In reply to skyglider, 6 months ago

skyglider wrote:

Anders W wrote:

Mr Sincere wrote:

I quickly ran through some more settings (it's nice out, and I gotta get out and shoot something other than candy bar wrappers ).

Quick summary:

IS 1 vs IS Auto: Makes no difference. Didn't think it would, but thought it couldn't hurt to try.

Short Shutter Release: For some reason, enabling this creates a huge improvement. Does anyone have any idea why this might be? I can hear a click when I enable this, which makes me think it changes something mechanical. This improvement alone could almost be enough to make me keep the camera.

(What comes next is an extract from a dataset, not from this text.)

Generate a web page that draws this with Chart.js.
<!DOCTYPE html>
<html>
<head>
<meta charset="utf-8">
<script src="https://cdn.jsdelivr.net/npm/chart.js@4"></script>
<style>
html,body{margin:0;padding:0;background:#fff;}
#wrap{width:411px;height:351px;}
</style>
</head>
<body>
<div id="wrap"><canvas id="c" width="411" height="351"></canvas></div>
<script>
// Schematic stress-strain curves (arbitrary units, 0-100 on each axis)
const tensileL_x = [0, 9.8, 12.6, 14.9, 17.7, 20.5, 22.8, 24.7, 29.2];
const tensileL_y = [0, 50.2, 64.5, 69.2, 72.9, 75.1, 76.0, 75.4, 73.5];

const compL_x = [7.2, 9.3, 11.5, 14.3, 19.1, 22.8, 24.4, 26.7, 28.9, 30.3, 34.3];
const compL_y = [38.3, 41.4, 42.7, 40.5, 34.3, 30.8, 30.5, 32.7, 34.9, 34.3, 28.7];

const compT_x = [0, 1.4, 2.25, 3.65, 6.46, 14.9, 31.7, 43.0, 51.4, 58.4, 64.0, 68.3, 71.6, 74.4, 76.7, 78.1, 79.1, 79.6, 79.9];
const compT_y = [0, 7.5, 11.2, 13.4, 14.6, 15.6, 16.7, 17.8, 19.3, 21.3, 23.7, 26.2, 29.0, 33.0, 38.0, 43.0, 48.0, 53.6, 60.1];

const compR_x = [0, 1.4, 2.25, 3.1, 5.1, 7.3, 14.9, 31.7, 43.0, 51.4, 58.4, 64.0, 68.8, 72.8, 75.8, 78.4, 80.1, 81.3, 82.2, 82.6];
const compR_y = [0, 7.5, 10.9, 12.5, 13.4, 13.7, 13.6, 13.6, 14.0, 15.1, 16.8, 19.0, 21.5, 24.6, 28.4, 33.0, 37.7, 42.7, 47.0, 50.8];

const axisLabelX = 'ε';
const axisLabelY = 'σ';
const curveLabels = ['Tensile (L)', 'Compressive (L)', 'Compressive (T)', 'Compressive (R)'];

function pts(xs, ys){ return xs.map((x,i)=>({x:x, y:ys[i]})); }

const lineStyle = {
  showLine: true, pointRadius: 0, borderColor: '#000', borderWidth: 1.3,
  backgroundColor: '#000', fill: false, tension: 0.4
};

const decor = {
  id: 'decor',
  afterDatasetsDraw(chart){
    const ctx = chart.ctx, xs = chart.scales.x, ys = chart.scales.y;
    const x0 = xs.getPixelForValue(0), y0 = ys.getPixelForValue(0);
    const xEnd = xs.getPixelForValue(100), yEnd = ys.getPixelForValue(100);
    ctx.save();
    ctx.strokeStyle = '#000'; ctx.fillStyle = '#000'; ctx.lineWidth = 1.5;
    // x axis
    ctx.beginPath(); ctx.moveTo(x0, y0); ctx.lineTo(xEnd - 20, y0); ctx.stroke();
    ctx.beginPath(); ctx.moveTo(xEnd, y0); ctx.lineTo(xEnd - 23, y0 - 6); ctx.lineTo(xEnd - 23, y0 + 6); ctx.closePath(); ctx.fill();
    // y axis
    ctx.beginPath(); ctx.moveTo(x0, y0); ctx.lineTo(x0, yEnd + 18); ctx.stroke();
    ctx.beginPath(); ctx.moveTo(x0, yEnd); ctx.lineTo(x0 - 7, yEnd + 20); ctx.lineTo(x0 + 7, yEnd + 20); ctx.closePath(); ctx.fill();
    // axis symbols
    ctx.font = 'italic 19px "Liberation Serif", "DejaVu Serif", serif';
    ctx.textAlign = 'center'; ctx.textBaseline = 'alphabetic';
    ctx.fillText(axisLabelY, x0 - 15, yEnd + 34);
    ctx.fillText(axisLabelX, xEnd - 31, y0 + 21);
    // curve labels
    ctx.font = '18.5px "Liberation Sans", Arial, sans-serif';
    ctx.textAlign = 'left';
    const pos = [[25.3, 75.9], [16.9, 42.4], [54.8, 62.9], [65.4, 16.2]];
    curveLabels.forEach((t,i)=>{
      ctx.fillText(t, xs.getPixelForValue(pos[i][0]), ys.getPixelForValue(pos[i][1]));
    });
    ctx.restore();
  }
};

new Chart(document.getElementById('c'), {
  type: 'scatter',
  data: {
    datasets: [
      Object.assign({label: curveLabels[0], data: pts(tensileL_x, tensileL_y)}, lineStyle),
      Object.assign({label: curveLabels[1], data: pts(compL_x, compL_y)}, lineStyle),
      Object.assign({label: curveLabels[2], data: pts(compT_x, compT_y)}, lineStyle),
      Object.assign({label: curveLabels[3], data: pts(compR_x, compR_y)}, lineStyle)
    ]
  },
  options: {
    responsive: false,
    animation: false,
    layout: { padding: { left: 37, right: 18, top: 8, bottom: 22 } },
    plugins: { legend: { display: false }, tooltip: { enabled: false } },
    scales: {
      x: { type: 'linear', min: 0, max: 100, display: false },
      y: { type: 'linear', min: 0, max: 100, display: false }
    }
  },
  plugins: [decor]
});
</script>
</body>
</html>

Judging by the evidence presented here

http://www.dpreview.com/forums/post/52306602

the shutter is "cocked" immediately after each exposure when release lag-time is set to short, so that the camera is already prepared to release the shutter again. If it is set to normal, the shutter is instead "cocked" immediately before the exposure. Possibly, the motion associated with the "cocking" operation is sufficiently "violent" to affect the exposure if carried out immediately prior to it.

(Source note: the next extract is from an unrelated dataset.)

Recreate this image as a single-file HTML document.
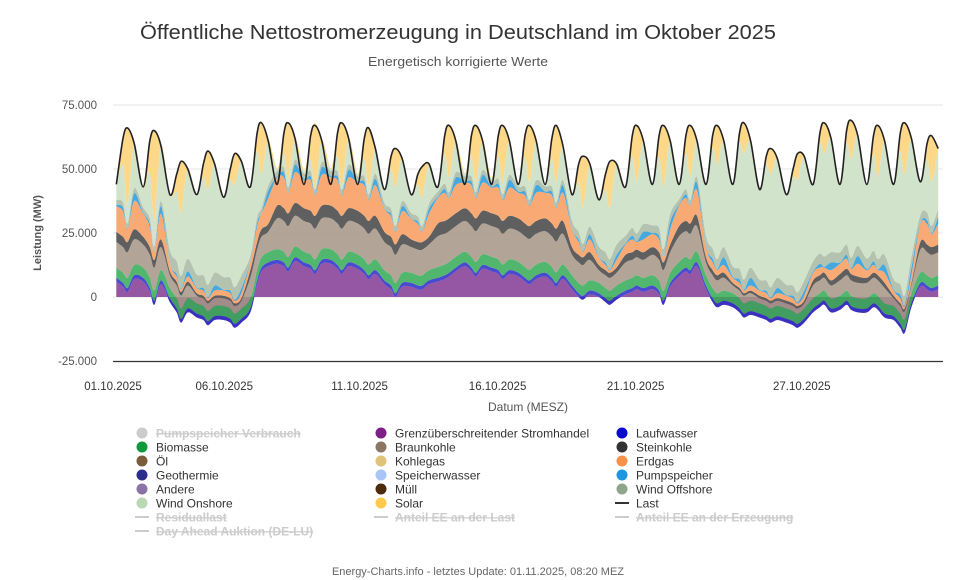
<!DOCTYPE html>
<html><head><meta charset="utf-8">
<style>
body{margin:0;background:#fff;font-family:"Liberation Sans",sans-serif;}
svg{display:block}
</style></head>
<body>
<svg id="chart" width="957" height="580" xmlns="http://www.w3.org/2000/svg" font-family="Liberation Sans, sans-serif">
<text x="458" y="39" text-anchor="middle" font-size="20" fill="#333" textLength="636" lengthAdjust="spacingAndGlyphs">Öffentliche Nettostromerzeugung in Deutschland im Oktober 2025</text>
<text x="458" y="66" text-anchor="middle" font-size="13" fill="#555" textLength="180" lengthAdjust="spacingAndGlyphs">Energetisch korrigierte Werte</text>
<g id="grid"></g>
<g id="areas"></g>
<g id="lines"></g>
<g id="axes"></g>
<text transform="translate(41,233) rotate(-90)" text-anchor="middle" font-size="11" font-weight="bold" fill="#555">Leistung (MW)</text>
<text x="528" y="411" text-anchor="middle" font-size="12" fill="#555">Datum (MESZ)</text>
<g id="legend"></g>
<text x="478" y="575" text-anchor="middle" font-size="11" fill="#666">Energy-Charts.info - letztes Update: 01.11.2025, 08:20 MEZ</text>
</svg>
<script>
// sample hours within each day (time data)
const sampleHours = [3, 9, 13, 19];
const yTicks = [75000, 50000, 25000, 0, -25000];
const yTickLabels = ["75.000", "50.000", "25.000", "0", "-25.000"];
const xTickLabels = ["01.10.2025", "06.10.2025", "11.10.2025", "16.10.2025", "21.10.2025", "27.10.2025"];
const xTickDays = [0.0, 4.15, 9.2, 14.35, 19.5, 25.7];
// GW values, 4 samples per day (3h, 9h, 13h, 19h)
const load = [
44,62,66,60, 43,61,65,59, 40,48,53,50, 40,52,57,52, 39,50,56,53,
43,64,68,61, 44,64,68,62, 44,63,67,61, 44,64,68,62, 44,62,66,58,
42,55,58,54, 40,48,51,52, 43,63,67,61, 44,63,67,61, 44,63,67,61,
44,63,67,61, 44,62,67,59, 40,52,55,52, 38,48,53,52, 43,63,67,61,
44,63,67,61, 44,63,67,61, 44,63,67,61, 44,64,68,61, 42,55,58,54,
40,50,56,55, 44,64,68,62, 44,65,69,63, 44,63,67,61, 44,64,68,62,
45,60,63,58];
const crossBorder = [
6,4,2,7, 6,2,-3,5, -2,-6,-10,-6, -8,-9,-11,-9, -9,-10,-12,-10,
-6,5,10,12, 13,12,10,14, 12,11,9,13, 13,11,9,12, 11,9,7,9,
5,3,0,4, 4,3,3,5, 6,7,8,10, 12,10,8,11, 10,9,7,9,
8,6,5,7, 8,6,4,7, 3,0,-1,1, 0,-2,-3,-1, 1,2,3,2,
3,1,-3,4, 8,10,9,12, 3,-2,-4,-3, -4,-6,-8,-7, -8,-9,-10,-9,
-10,-11,-12,-10, -6,-4,-3,-6, -5,-3,-5,-6, -6,-4,-5,-8, -9,-12,-14,-4,
4,3,2,3];
const erdgas = [
10,10,5,11, 9,8,3,10, 3,2,1,2, 2,2,1,2, 2,2,1,2,
3,6,6,10, 11,12,8,12, 11,12,8,12, 11,12,8,12, 11,12,8,12,
9,8,5,9, 8,7,4,9, 10,11,8,11, 10,11,8,11, 10,11,8,11,
10,11,8,11, 10,11,8,11, 7,5,2,5, 3,2,1,3, 4,5,3,5,
5,5,2,6, 8,9,7,10, 4,3,2,3, 2,2,1,2, 2,2,1,2,
2,2,1,2, 3,3,2,4, 4,4,2,5, 3,3,2,4, 2,2,1,3,
7,8,5,8];
const pumpspeicher = [
0.5,1.5,0.3,3, 0.5,1.2,0.3,3, 0.3,1,0.3,2, 0.3,1,0.3,2, 0.3,1,0.3,2,
0.5,1.5,0.3,3, 0.5,2,0.3,3, 0.5,1.5,0.3,3, 0.5,1.5,0.3,3, 0.5,1.5,0.3,2.5,
0.3,1,0.3,2, 0.3,1,0.3,2, 0.5,1.5,0.3,3, 0.5,1.5,0.3,3, 0.5,1.5,0.3,3,
0.5,1.5,0.3,3, 0.5,1.5,0.3,3, 0.3,1,0.3,2, 0.3,1,0.3,2, 0.5,1.5,0.3,3,
0.5,1.5,0.3,3, 0.5,1.5,0.3,3, 0.5,1.5,0.3,3, 0.5,1.5,0.3,3, 0.3,1,0.3,2,
0.3,1,0.3,2, 0.5,1.5,0.3,3, 0.5,1.5,0.3,3, 0.5,1.5,0.3,3, 0.5,1.5,0.3,3,
0.5,1.5,0.3,3];
const solar = [
0,10,30,0, 0,12,35,0, 0,7,20,0, 0,5,15,0, 0,4,12,0,
0,7,20,0, 0,8,22,0, 0,9,25,0, 0,9,25,0, 0,8,22,0,
0,5,15,0, 0,4,12,0, 0,7,20,0, 0,8,22,0, 0,8,22,0,
0,8,22,0, 0,8,22,0, 0,7,20,0, 0,6,18,0, 0,8,22,0,
0,8,24,0, 0,7,20,0, 0,5,15,0, 0,4,12,0, 0,3,10,0,
0,3,10,0, 0,4,12,0, 0,5,15,0, 0,7,20,0, 0,7,20,0,
0,6,18,0];
// daily values (GW)
const laufwasser = [1.5,1.5,1.5,1.5,1.5,1.5,1.5,1.5,1.5,1.5,1.5,1.5,1.5,1.5,1.5,1.5,1.5,1.5,1.5,1.5,1.5,1.5,1.5,1.5,1.5,1.5,1.5,1.5,1.5,1.5,1.5];
const biomasse = [4,4,4,4,4,4,4.2,4.2,4.2,4.2,4,4,4.2,4.2,4.2,4.2,4.2,4,4,4,4,4.2,4,4,4,4,4,4,4,4,4];
const braunkohle = [10,9,5,3,3,8,12,12,12,12,11,10,12,12,12,12,12,8,5,7,8,10,5,3,2,2,5,6,6,3,9];
const steinkohle = [4,3,1.5,1,1,3,5,5,5,5,4,3,5,5,5,5,5,3,2,3,3,4,2,1,1,1,2,2.5,2,1,3];
const windOffshore = [2,2,5,5,5,2,2,2,2,2,2,2,2,2,2,2,2,3,4,3,3,2,4,4,4,4,4,4,4,4,3];

const X0 = 113, DAYW = 26.8, Y0 = 297, PXPER = 64/25000;
function xScale(day){ return X0 + day*DAYW; }
function yScale(mw){ return Y0 - mw*PXPER; }
const NS = "http://www.w3.org/2000/svg";
function mk(tag, attrs, parent){ const e=document.createElementNS(NS,tag); for(const k in attrs) e.setAttribute(k,attrs[k]); parent.appendChild(e); return e; }

function smoothPath(pts, move){
  let d = (move ? "M" : "L") + pts[0][0].toFixed(1)+","+pts[0][1].toFixed(1);
  for(let i=0;i<pts.length-1;i++){
    const p0=pts[Math.max(0,i-1)], p1=pts[i], p2=pts[i+1], p3=pts[Math.min(pts.length-1,i+2)];
    const c1=[p1[0]+(p2[0]-p0[0])/6, p1[1]+(p2[1]-p0[1])/6];
    const c2=[p2[0]-(p3[0]-p1[0])/6, p2[1]-(p3[1]-p1[1])/6];
    d += "C"+c1[0].toFixed(1)+","+c1[1].toFixed(1)+" "+c2[0].toFixed(1)+","+c2[1].toFixed(1)+" "+p2[0].toFixed(1)+","+p2[1].toFixed(1);
  }
  return d;
}

const grid = document.getElementById('grid');
const axes = document.getElementById('axes');
yTicks.forEach((v,i)=>{
  const y = yScale(v);
  if(v > -25000){
    const gl = mk('line',{x1:113,x2:943,y1:y,y2:y,stroke:'#e6e6e6','stroke-width':1},grid);
    
    
  }
  const t = mk('text',{x:97,y:y+4,'text-anchor':'end','font-size':11.5,fill:'#555'},axes);
  t.textContent = yTickLabels[i];
  
  
});
const xl = mk('line',{x1:113,x2:943,y1:yScale(-25000)+0.5,y2:yScale(-25000)+0.5,stroke:'#333','stroke-width':1.2},axes);


xTickLabels.forEach((lab,i)=>{
  const t = mk('text',{x:xScale(xTickDays[i]),y:390,'text-anchor':'middle','font-size':11.5,fill:'#333'},axes);
  t.textContent = lab;
  
  
});

// build stacks
const N = load.length;
const times = [];
for(let i=0;i<N;i++) times.push(Math.floor(i/4) + sampleHours[i%4]/24);
const daily = a => times.map((t,i)=>a[Math.floor(i/4)]);
const layersDef = [
  {name:'laufwasser', vals:daily(laufwasser), color:'#2a2ac8'},
  {name:'biomasse', vals:daily(biomasse), color:'#33aa55'},
  {name:'braunkohle', vals:daily(braunkohle), color:'#a59585'},
  {name:'steinkohle', vals:daily(steinkohle), color:'#5f5f5f'},
  {name:'erdgas', vals:erdgas, color:'#f9aa74'},
  {name:'pumpspeicher', vals:pumpspeicher, color:'#45a9e0'},
  {name:'wind-offshore', vals:daily(windOffshore), color:'#b4c3b0'},
  {name:'wind-onshore', vals:null, color:'#d2e3cc'},
  {name:'solar', vals:solar, color:'#fdd889'}
];
// wind onshore derived as residual to load
const onshore = times.map((t,i)=>{
  let s = crossBorder[i];
  layersDef.forEach(l=>{ if(l.vals && l.name!=='solar') s += l.vals[i]; });
  return Math.max(1, load[i] - s - solar[i]);
});
layersDef[7].vals = onshore;

const areas = document.getElementById('areas');
const xs = times.map(xScale);
// cross-border area 0..cb
{
  const top = xs.map((x,i)=>[x, yScale(crossBorder[i]*1000)]);
  const d = "M"+xs[0].toFixed(1)+","+Y0+smoothPath(top,false)+"L"+xs[N-1].toFixed(1)+","+Y0+"Z";
  const p = mk('path',{d:d,fill:'#8a449a','fill-opacity':0.9},areas);
  
  
}
let base = crossBorder.slice();
layersDef.forEach(l=>{
  const top = base.map((b,i)=>b + l.vals[i]);
  const tp = xs.map((x,i)=>[x, yScale(top[i]*1000)]);
  const bp = xs.map((x,i)=>[x, yScale(base[i]*1000)]).reverse();
  const d = smoothPath(tp,true) + smoothPath(bp,false) + "Z";
  const p = mk('path',{d:d,fill:l.color,'fill-opacity':(l.name==='laufwasser'||l.name==='biomasse'||l.name==='braunkohle')?0.85:1},areas);
  
  
  base = top;
});
// load line
{
  const pts = xs.map((x,i)=>[x, yScale(load[i]*1000)]);
  const p = mk('path',{d:smoothPath(pts,true),fill:'none',stroke:'#222','stroke-width':1.6},document.getElementById('lines'));
  
  
}

// legend
const legendItems = [
  ['Pumpspeicher Verbrauch','#ccc','dot',true],['Grenzüberschreitender Stromhandel','#7d1f86','dot',false],['Laufwasser','#0a0acc','dot',false],
  ['Biomasse','#0e9a3c','dot',false],['Braunkohle','#8c7764','dot',false],['Steinkohle','#333','dot',false],
  ['Öl','#7b5c3c','dot',false],['Kohlegas','#e1c27a','dot',false],['Erdgas','#f8924a','dot',false],
  ['Geothermie','#2d2d8c','dot',false],['Speicherwasser','#a9c4f5','dot',false],['Pumpspeicher','#1b98e0','dot',false],
  ['Andere','#8b73a8','dot',false],['Müll','#4c2a0c','dot',false],['Wind Offshore','#8fa58c','dot',false],
  ['Wind Onshore','#b9d8b3','dot',false],['Solar','#ffc94d','dot',false],['Last','#333','line',false],
  ['Residuallast','#ccc','line',true],['Anteil EE an der Last','#ccc','line',true],['Anteil EE an der Erzeugung','#ccc','line',true],
  ['Day Ahead Auktion (DE-LU)','#ccc','line',true]
];
const colX = [142, 381, 622];
const lg = document.getElementById('legend');
legendItems.forEach((it,i)=>{
  const cx = colX[i%3], cy = 433 + Math.floor(i/3)*14;
  const g = mk('g',{},lg);
  
  
  if(it[2]==='dot') mk('circle',{cx:cx,cy:cy,r:5.5,fill:it[1]},g);
  else mk('line',{x1:cx-7,x2:cx+7,y1:cy,y2:cy,stroke:it[1],'stroke-width':2},g);
  const t = mk('text',{x:cx+14,y:cy+4.5,'font-size':12,fill:it[3]?'#ccc':'#333','font-weight':it[3]?'bold':'normal','text-decoration':it[3]?'line-through':'none'},g);
  t.textContent = it[0];
});
</script>
</body></html>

I put "cock" in quotation marks since the shutters we are talking about here are not spring-loaded (as far as I know). Nevertheless, it seems that the actuator has to be prepared in some way before it can do the job.

Hi Anders W,

Could you expand on your explanation above? I thought that mirrorless cameras have to keep the shutter open in order to display the scene on the screen or in the view finder.

You are perfectly right about that.

If the shutter is cocked immediately after each exposure, then wouldn't the shutter then be blocking the light negating live display on the screen or viewfinder?

By "cocking" I mean "preparing the shutter for action". Even if shutters are no longer spring-loaded but driven by coreless micro motors (if this Wikipedia article is correct), it seems as if some preparatory steps must be taken before the shutter can go into action. Judging by the post I linked to in my reply to the OP, the difference between short and normal "release lag-time" is that with short, this preparation is done immediately after each exposure, before the shutter button is pressed for the next shot, whereas with normal, it is done right after the shutter button is pressed and right before the exposure.

I'm just really interested in learning how the "short shutter release" actually works.